The Topix fell 16 percent from this year’s high on March 27 amid concern the European crisis is deepening and as growth in China slows. Shares on the measure are valued at 0.86 times book value. A number below one means a company can be bought for less than the value of its assets.
“The market has been oblivious to valuations because having equities itself is considered risky amid uncertain external factors,” said Kuninobu Takeuchi, Tokyo-based executive portfolio manager at DIAM Co., which manages about $126 billion. “Once people step back and retain a peace of mind, they will look for buying opportunities.”
The Standard & Poor’s 500 Index advanced 0.8 percent on June 8. Futures on the gauge climbed 1.4 percent today after Spain over the weekend asked euro-zone governments for as much as 100 billion euros ($125 billion) to rescue its banking system.
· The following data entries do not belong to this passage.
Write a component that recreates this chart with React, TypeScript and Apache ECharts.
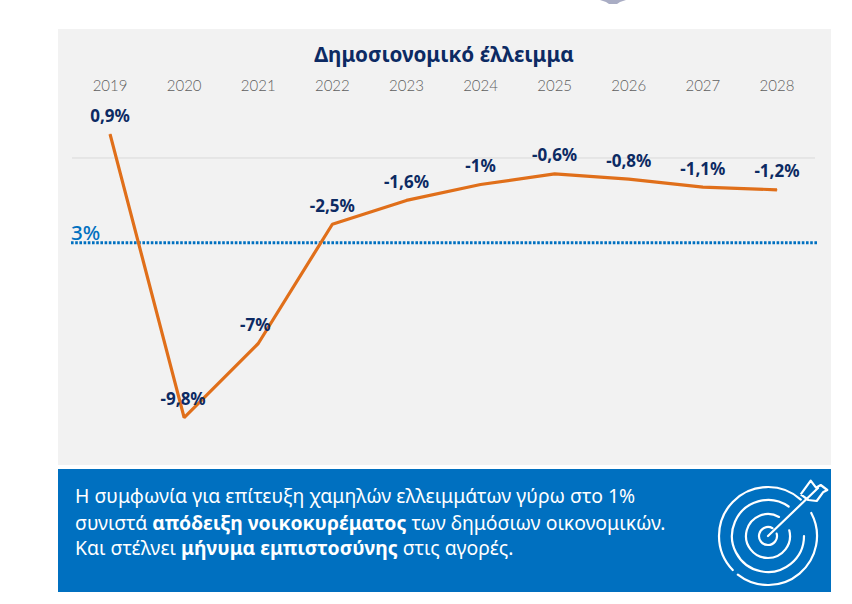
import React, { useEffect, useRef } from "react";
import * as echarts from "echarts";

const years = ["2019", "2020", "2021", "2022", "2023", "2024", "2025", "2026", "2027", "2028"];
const deficit = [0.9, -9.8, -7, -2.5, -1.6, -1, -0.6, -0.8, -1.1, -1.2];
const valueLabels = ["0,9%", "-9,8%", "-7%", "-2,5%", "-1,6%", "-1%", "-0,6%", "-0,8%", "-1,1%", "-1,2%"];
const labelShiftX = [0, -1, -3, 0, 0, 0, 0, 0, 0, 0];
const zeroLine = [0];
const limitLine = [-3.2];
const limitLabel = "3%";
const chartTitle = "Δημοσιονομικό έλλειμμα";
const noteLines = [
  [["t", "Η συμφωνία για επίτευξη χαμηλών ελλειμμάτων γύρω στο 1%"]],
  [["t", "συνιστά "], ["b", "απόδειξη νοικοκυρέματος"], ["t", " των δημόσιων οικονομικών."]],
  [["t", "Και στέλνει "], ["b", "μήνυμα εμπιστοσύνης"], ["t", " στις αγορές."]],
];

const NAVY = "#0c2a63";
const BLUE = "#0070c0";
const ORANGE = "#e06f1a";
const FONT = "'Noto Sans', sans-serif";

function ringArc(cx: number, cy: number, r: number, startDeg: number, endDeg: number) {
  return {
    type: "arc",
    z: 5,
    shape: { cx, cy, r, startAngle: (startDeg * Math.PI) / 180, endAngle: (endDeg * Math.PI) / 180, clockwise: true },
    style: { stroke: "#fff", fill: "none", lineWidth: 2.2, lineCap: "round" },
  };
}

export default function App() {
  const ref = useRef<HTMLDivElement>(null);
  useEffect(() => {
    const chart = echarts.init(ref.current!, undefined, { renderer: "svg" });
    const cx = 768;
    const cy = 536;
    const option = {
      animation: false,
      backgroundColor: "#ffffff",
      title: {
        text: chartTitle,
        left: 439,
        top: 38,
        textAlign: "center",
        textStyle: { color: NAVY, fontFamily: FONT, fontWeight: "bold", fontSize: 20.7 },
      },
      grid: { left: 73, width: 741, top: 105, height: 344.5 },
      xAxis: {
        type: "category",
        position: "top",
        data: years,
        axisLine: { show: false },
        axisTick: { show: false },
        axisLabel: { color: "#5f5f5f", fontFamily: "Lato, sans-serif", fontWeight: 300, fontSize: 15, margin: 13 },
      },
      yAxis: { type: "value", min: -11, max: 2, show: false, splitLine: { show: false } },
      graphic: [
        { type: "rect", z: -10, shape: { x: 58, y: 29, width: 773, height: 436 }, style: { fill: "#f2f2f2" } },
        { type: "rect", z: -10, shape: { x: 58, y: 469, width: 773, height: 123 }, style: { fill: BLUE } },
        {
          type: "polygon",
          z: -10,
          shape: { points: [[600, 0], [626, 0], [620, 2], [617, 4], [609, 4], [606, 2]] },
          style: { fill: "#a9adc4" },
        },
        ...noteLines.map((parts, i) => ({
          type: "text",
          z: 5,
          x: 75,
          y: [495, 522, 547][i],
          style: {
            text: parts.map(([k, s]) => `{${k}|${s}}`).join(""),
            verticalAlign: "middle",
            rich: {
              t: { fill: "#ffffff", fontFamily: FONT, fontSize: 19.4 },
              b: { fill: "#ffffff", fontFamily: FONT, fontSize: 19.4, fontWeight: "bold" },
            },
          },
        })),
        ringArc(cx, cy, 49, -28, 128),
        ringArc(cx, cy, 49, 136, 312),
        ringArc(cx, cy, 36, 0, 305),
        ringArc(cx, cy, 22, -15, 300),
        ringArc(cx, cy, 9, -15, 300),
        {
          type: "line",
          z: 5,
          shape: { x1: cx, y1: cy, x2: 818, y2: 488 },
          style: { stroke: "#fff", lineWidth: 2.2, lineCap: "round" },
        },
        {
          type: "polyline",
          z: 5,
          shape: {
            points: [[800.7, 494.3], [810.7, 480.7], [816, 487.7], [820.7, 485], [827.3, 490], [823, 492.3], [816.7, 501], [808.3, 500], [800.7, 494.3]],
          },
          style: { stroke: "#fff", fill: "none", lineWidth: 2.2, lineJoin: "round" },
        },
      ],
      series: [
        {
          type: "custom",
          coordinateSystem: "cartesian2d",
          silent: true,
          clip: false,
          z: 1,
          data: zeroLine.map((v) => [0, v]),
          renderItem: (params: any, api: any) => {
            const y = api.coord([0, api.value(1)])[1];
            const cs = params.coordSys;
            return {
              type: "line",
              shape: { x1: cs.x - 1, y1: y, x2: cs.x + cs.width + 1, y2: y },
              style: { stroke: "#d9d9d9", lineWidth: 1 },
            };
          },
        },
        {
          type: "custom",
          coordinateSystem: "cartesian2d",
          silent: true,
          clip: false,
          z: 2,
          data: limitLine.map((v) => [0, v]),
          renderItem: (params: any, api: any) => {
            const y = api.coord([0, api.value(1)])[1];
            const cs = params.coordSys;
            return {
              type: "group",
              children: [
                {
                  type: "line",
                  shape: { x1: cs.x - 2, y1: y, x2: cs.x + cs.width + 4, y2: y },
                  style: { stroke: BLUE, lineWidth: 3, lineDash: [2.6, 1.6] },
                },
                {
                  type: "text",
                  x: cs.x - 2,
                  y: y - 11,
                  style: {
                    text: limitLabel,
                    fill: BLUE,
                    fontFamily: FONT,
                    fontSize: 20.5,
                    fontWeight: 500,
                    textVerticalAlign: "middle",
                  },
                },
              ],
            };
          },
        },
        {
          type: "line",
          z: 3,
          data: deficit.map((v, i) => ({
            value: v,
            label: { offset: [labelShiftX[i], 0], formatter: () => valueLabels[i] },
          })),
          symbol: "circle",
          symbolSize: 1,
          itemStyle: { color: ORANGE },
          lineStyle: { color: ORANGE, width: 3.2 },
          label: {
            show: true,
            position: "top",
            distance: 10,
            color: NAVY,
            fontFamily: FONT,
            fontWeight: "bold",
            fontSize: 17,
          },
        },
      ],
    };
    chart.setOption(option as any);
    return () => chart.dispose();
  }, []);
  return <div ref={ref} style={{ position: "absolute", left: 0, top: 0, width: 852, height: 604 }} />;
}
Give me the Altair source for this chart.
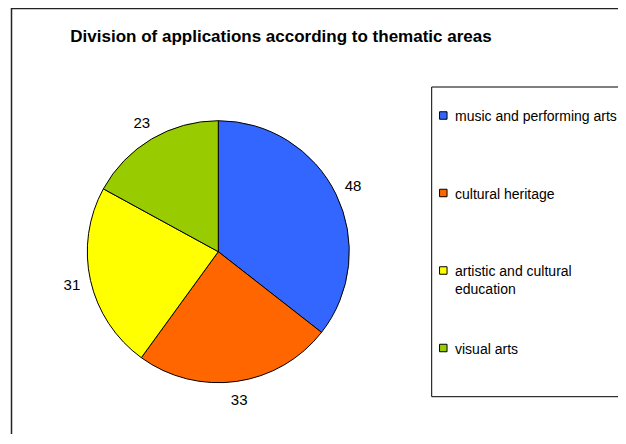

Spain became the fourth nation to seek a bailout after Greece, Ireland and Portugal. Greek voters on June 17 will decide whether to observe requirements for another rescue.
“It’s crucial for Spain’s financial system to stabilize because its economy is much bigger than Greece,” Takeuchi at Diam said. “The bailout is bringing an issue to the end. It’s positive for equities.”
Exporters to Europe and banks advanced. Canon added 3.5 percent to 3,240 yen. Mitsubishi UFJ Financial Group Inc., Japan’s biggest lender, advanced 1.2 percent to 351 yen.
Companies linked to China gained after the government yesterday reported imports rose 12.7 percent in May and exports advanced 15.3 percent, topping estimates.
Another report showed inflation in China rose the least in two years last month and industrial output and retail sales missed estimates. The data adds pressure for more stimulus after the People’s Bank of China on June 7 reduced key interest rates for the first time since 2008 to bolster slowing growth.
Fanuc gained 2.1 percent to 13,700 yen. TDK Corp., a maker of electronics components that gets 30 percent of its sales in China, rose 4.8 percent to 3,640 yen.
The Nikkei 225 Volatility Index declined 7.6 percent to 26.38, indicating traders expect a swing of about 7.6 percent on the benchmark gauge over the next 30 days. Trading volume was 10 percent below the 30-day average.
Sharp advanced 8.2 percent to 424 yen after saying Foxconn’s flagship Hon Hai Precision Industry Co. will start buying displays from its TV panel unit next quarter, three months earlier than planned. The loss-making operation, in which Foxconn is investing, will be taken off Sharp’s balance sheet next month.
Sumco Corp., a maker of silicon wafers for semiconductors, gained 14 percent to 790 yen. It reported operating profit of 2.9 billion yen ($36 million) for the three months ended April 30, beating the analysts’ estimates of 1 billion yen.
Olympus Corp. lead declines on the Nikkei 225, dropping 4.1 percent to 1,244 yen after the optics maker said it may sell shares to raise capital.